На лице Малха проступила тревога.
— Ты прав, Бостар. Ганнон всегда возвращался вовремя и никогда не опаздывал на занятия. Я-то забыл, а ведь сегодня по его просьбе мы должны были снова обсуждать битву при Экноме.
— Тогда он точно не стал бы опаздывать, — нахмурившись, согласился Сафон.
— Точно.
Внезапно они поняли, что ситуация совершенно иная.
— Малх? Ты дома? — послышался знакомый голос.
Все трое повернулись и увидели крепкого бородатого мужчину, выходящего к ним во внутренний двор. На нем было длинное, едва не до пят, льняное одеяние цвета сливок и головной убор, скрывавший волосы.
Учтиво поклонившись, Малх ринулся вперед.
— Бодешмун! Твой визит — честь для нас.
Сафон и Бостар тут же склонились, выражая почтение. Эшмун не был самым почитаемым в их семье богом, но от этого он не терял своего значения. Храм Эшмуна на Бирсе был самым большим храмом Карфагена, а Бодешмун был одним из его старших жрецов.
— Не желаешь чем-нибудь освежиться? — спросил Малх. — Вина, гранатового сока? Хлеба с медом?
Бодешмун махнул пухлой рукой. Его мягкое округлое лицо тоже выражало тревогу.
— Благодарю тебя, нет.
Малх не обиделся. Они мало общались с миролюбивым и спокойным жрецом.
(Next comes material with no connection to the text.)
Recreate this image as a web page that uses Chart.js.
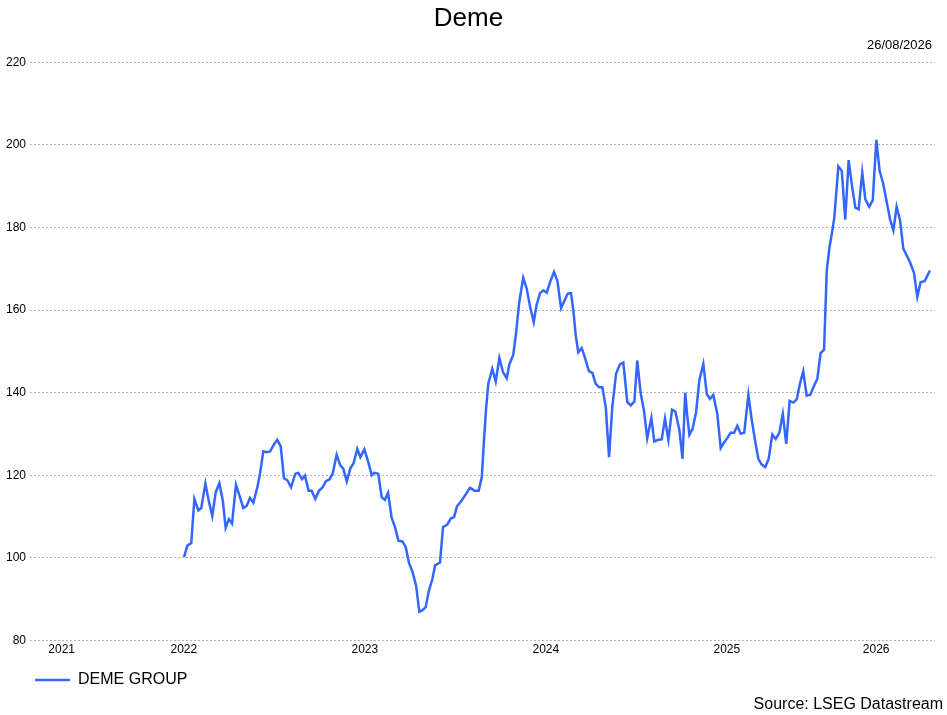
<!DOCTYPE html>
<html lang="en">
<head>
    <meta charset="UTF-8">
    <title>Deme</title>
    <script src="https://cdn.jsdelivr.net/npm/chart.js"></script>
    <style>
        html, body { margin: 0; padding: 0; background: #fff; }
        #wrap { width: 947px; height: 715px; }
    </style>
</head>
<body>
    <div id="wrap"><canvas id="demeChart"></canvas></div>

    <script>
        // decimal years and rebased price
        const dates = [
            2022.501, 2022.519, 2022.541, 2022.558, 2022.580, 2022.596, 2022.619, 2022.637, 2022.657, 2022.676,
            2022.696, 2022.715, 2022.731, 2022.749, 2022.766, 2022.788, 2022.810, 2022.828, 2022.847, 2022.865,
            2022.884, 2022.906, 2022.921, 2022.939, 2022.958, 2022.976, 2022.998, 2023.016, 2023.035, 2023.053,
            2023.072, 2023.092, 2023.116, 2023.132, 2023.153, 2023.169, 2023.189, 2023.206, 2023.226, 2023.247,
            2023.265, 2023.285, 2023.304, 2023.322, 2023.344, 2023.364, 2023.381, 2023.400, 2023.420, 2023.438,
            2023.458, 2023.475, 2023.497, 2023.519, 2023.538, 2023.552, 2023.574, 2023.593, 2023.611, 2023.628,
            2023.648, 2023.667, 2023.685, 2023.707, 2023.726, 2023.744, 2023.764, 2023.783, 2023.801, 2023.817,
            2023.836, 2023.854, 2023.873, 2023.888, 2023.915, 2023.932, 2023.954, 2023.976, 2023.993, 2024.009,
            2024.035, 2024.059, 2024.081, 2024.105, 2024.129, 2024.146, 2024.158, 2024.169, 2024.182, 2024.204,
            2024.223, 2024.243, 2024.263, 2024.284, 2024.298, 2024.320, 2024.335, 2024.353, 2024.375, 2024.394,
            2024.412, 2024.433, 2024.449, 2024.468, 2024.486, 2024.505, 2024.525, 2024.545, 2024.564, 2024.584,
            2024.602, 2024.621, 2024.639, 2024.652, 2024.665, 2024.679, 2024.698, 2024.716, 2024.738, 2024.757,
            2024.775, 2024.794, 2024.812, 2024.831, 2024.849, 2024.867, 2024.888, 2024.908, 2024.928, 2024.950,
            2024.969, 2024.989, 2025.005, 2025.024, 2025.042, 2025.060, 2025.083, 2025.099, 2025.121, 2025.140,
            2025.158, 2025.177, 2025.197, 2025.215, 2025.238, 2025.255, 2025.270, 2025.281, 2025.293, 2025.311,
            2025.330, 2025.348, 2025.370, 2025.389, 2025.407, 2025.425, 2025.447, 2025.466, 2025.484, 2025.502,
            2025.521, 2025.540, 2025.558, 2025.576, 2025.596, 2025.619, 2025.637, 2025.656, 2025.674, 2025.693,
            2025.712, 2025.731, 2025.751, 2025.770, 2025.790, 2025.809, 2025.828, 2025.847, 2025.867, 2025.886,
            2025.904, 2025.922, 2025.941, 2025.961, 2025.983, 2026.000, 2026.018, 2026.037, 2026.052, 2026.066,
            2026.083, 2026.094, 2026.116, 2026.135, 2026.154, 2026.173, 2026.191, 2026.210, 2026.228, 2026.248,
            2026.265, 2026.287, 2026.306, 2026.326, 2026.344, 2026.364, 2026.383, 2026.401, 2026.420, 2026.438,
            2026.457, 2026.475, 2026.494, 2026.512, 2026.534, 2026.552, 2026.571, 2026.593, 2026.622
        ];
        const demeGroup = [
            100.2, 103.0, 103.6, 114.3, 111.5, 112.1, 118.0, 113.9, 110.2, 115.9,
            118.1, 113.9, 107.3, 109.4, 108.3, 117.7, 114.7, 112.1, 112.6, 114.5,
            113.4, 117.1, 120.5, 125.8, 125.6, 125.8, 127.5, 128.6, 127.0, 119.3,
            118.8, 117.1, 120.4, 120.6, 119.1, 119.9, 116.3, 116.3, 114.3, 116.3,
            117.0, 118.6, 119.0, 120.4, 125.0, 122.4, 121.6, 118.5, 121.7, 123.0,
            126.4, 124.4, 126.3, 123.2, 120.0, 120.6, 120.4, 114.7, 114.1, 115.8,
            109.7, 107.4, 104.2, 104.0, 102.6, 98.8, 96.5, 93.3, 87.0, 87.3,
            88.1, 92.1, 94.9, 98.2, 98.9, 107.5, 108.0, 109.6, 109.9, 112.5,
            113.9, 115.5, 117.0, 116.3, 116.3, 119.6, 128.4, 135.7, 142.2, 145.8,
            142.7, 148.4, 145.0, 143.5, 146.8, 149.2, 154.3, 161.9, 167.8, 165.2,
            161.0, 157.1, 161.3, 164.1, 164.8, 164.2, 167.0, 169.2, 167.0, 160.5,
            162.2, 164.0, 164.1, 159.9, 153.9, 149.8, 150.8, 148.5, 145.2, 144.8,
            142.2, 141.3, 141.3, 136.5, 124.4, 136.5, 144.6, 146.8, 147.3, 137.7,
            136.9, 137.9, 147.8, 139.8, 135.7, 129.0, 133.9, 128.2, 128.6, 128.7,
            133.7, 128.6, 135.9, 135.5, 130.9, 124.0, 140.0, 134.5, 129.8, 131.3,
            135.3, 143.0, 147.0, 139.7, 138.5, 139.5, 134.9, 126.6, 127.9, 129.0,
            130.3, 130.3, 132.0, 130.1, 130.3, 139.5, 133.5, 128.4, 124.0, 122.6,
            122.0, 124.0, 129.9, 128.8, 130.3, 134.9, 127.6, 138.0, 137.6, 138.4,
            142.2, 145.2, 139.3, 139.5, 141.8, 143.4, 149.6, 150.4, 169.6, 174.9,
            179.3, 182.5, 194.8, 193.7, 181.9, 196.3, 190.2, 184.8, 184.4, 193.3,
            186.8, 185.0, 186.6, 201.2, 193.7, 190.6, 186.2, 182.1, 179.3, 185.0,
            181.7, 174.9, 173.2, 171.6, 169.0, 163.2, 166.8, 167.0, 169.6
        ];
        const yearLabels = [2021, 2022, 2023, 2024, 2025, 2026];
        const xStart = 2021.65;   // 26/08/2021
        const xEnd = 2026.65;     // 26/08/2026
        const yTicks = [80, 100, 120, 140, 160, 180, 200, 220];
        const seriesName = 'DEME GROUP';
        const chartTitle = 'Deme';
        const asOfDate = '26/08/2026';
        const sourceText = 'Source: LSEG Datastream';

        const FONT = "'Liberation Sans', Arial, sans-serif";
        const BLUE = 'rgb(51, 102, 255)';

        // date above the plot (top right) and source line (bottom right)
        const notesPlugin = {
            id: 'notes',
            afterDraw(chart) {
                const ctx = chart.ctx;
                ctx.save();
                ctx.fillStyle = '#000';
                ctx.textAlign = 'right';
                ctx.textBaseline = 'middle';
                ctx.font = '13px ' + FONT;
                ctx.fillText(asOfDate, chart.chartArea.right - 3, 45);
                ctx.font = '16px ' + FONT;
                ctx.fillText(sourceText, chart.width - 4, 705);
                ctx.restore();
            }
        };

        const points = dates.map((d, i) => ({ x: d, y: demeGroup[i] }));

        new Chart(document.getElementById('demeChart'), {
            type: 'line',
            data: {
                datasets: [{
                    label: seriesName,
                    data: points,
                    borderColor: BLUE,
                    backgroundColor: BLUE,
                    borderWidth: 2.5,
                    pointRadius: 0,
                    pointStyle: 'line',
                    tension: 0,
                    fill: false
                }]
            },
            options: {
                responsive: true,
                maintainAspectRatio: false,
                animation: false,
                layout: { padding: { left: 2, right: 12, top: 0, bottom: 17 } },
                plugins: {
                    title: {
                        display: true,
                        text: chartTitle,
                        color: '#000',
                        font: { family: FONT, size: 26, weight: 'normal' },
                        padding: { top: 3, bottom: 28 }
                    },
                    legend: {
                        position: 'bottom',
                        align: 'start',
                        fullSize: false,
                        labels: {
                            color: '#000',
                            font: { family: FONT, size: 16 },
                            usePointStyle: true,
                            pointStyle: 'line',
                            pointStyleWidth: 35,
                            padding: 5
                        }
                    },
                    tooltip: { enabled: false }
                },
                scales: {
                    x: {
                        type: 'linear',
                        min: xStart,
                        max: xEnd,
                        afterBuildTicks(axis) {
                            // each year label sits in the middle of its visible span
                            axis.ticks = yearLabels.map(y => ({
                                value: (Math.max(y, xStart) + Math.min(y + 1, xEnd)) / 2
                            }));
                        },
                        afterFit(axis) {
                            axis.height += 8;
                        },
                        ticks: {
                            color: '#000',
                            font: { family: FONT, size: 12 },
                            maxRotation: 0,
                            padding: 2,
                            callback: v => String(Math.floor(v))
                        },
                        grid: { display: false, drawTicks: false },
                        border: { display: false }
                    },
                    y: {
                        min: 80,
                        max: 220,
                        afterBuildTicks(axis) {
                            axis.ticks = yTicks.map(v => ({ value: v }));
                        },
                        ticks: {
                            color: '#000',
                            font: { family: FONT, size: 12 },
                            padding: 4
                        },
                        grid: {
                            color: '#b4b4b4',
                            lineWidth: 1,
                            drawTicks: false
                        },
                        border: { display: false, dash: [2, 2] }
                    }
                }
            },
            plugins: [notesPlugin]
        });
    </script>
</body>
</html>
— Чем могу помочь? — с неловкостью спросил Малх.
— Я насчет Суниатона.
— Они с Ганноном что-то натворили? — тут же спросил Малх.
Бодешмун еле улыбнулся.
— Ничего такого. Ты сегодня Суни не видел?
Сердце Малха замерло.
— Нет. Я мог бы то же самое спросить тебя про Ганнона.
Улыбка исчезла с лица Бодешмуна.
— Он тоже еще не вернулся?
— Нет. Очевидно, тунцу вчера шел счет на тысячи. Любой дурак с сетью мог наловить полную лодку, и уверен, они так и сделали. Когда Ганнон не вернулся, я решил, что они празднуют хороший улов.
Малх тяжело вздохнул, в его голове роились невеселые мысли.
— Странно, что ты пришел именно сейчас. Мы как раз только что заговорили об этом. Ганнон еще никогда не пропускал занятий по военной тактике.
— А Суни никогда не пропускал полуденных церемоний в храме.
На Бостаре лица не было. Даже Сафон нахмурился.
Двое старших непонимающе глядели друг на друга. Внезапно у них появилось общее и очень серьезное дело. Бодешмун едва не плакал.
— Что же нам делать? — дрожащим голосом спросил он.
Малх не позволил сжавшему ему грудь страху взять верх. Он был воином.
— Может, все проще, чем мы думаем, — заявил он. — Нам, вероятно, придется проверить все таверны и бордели Карфагена, но мы их найдем.
Властность окончательно покинула Бодешмуна, и он покорно кивнул.
— Сафон! Бостар!
— Да, отец! — хором ответили братья, готовые сделать все, чтобы помочь отцу. Бостар был в совершенном смятении, и Сафон тоже не выглядел радостным.
— Возьмите воинов из казарм, сколько сможете, — приказал Малх. — Пусть прочешут город снизу доверху. Особое внимание обратите на любимые места мальчишек, вокруг порта. Вы их знаете.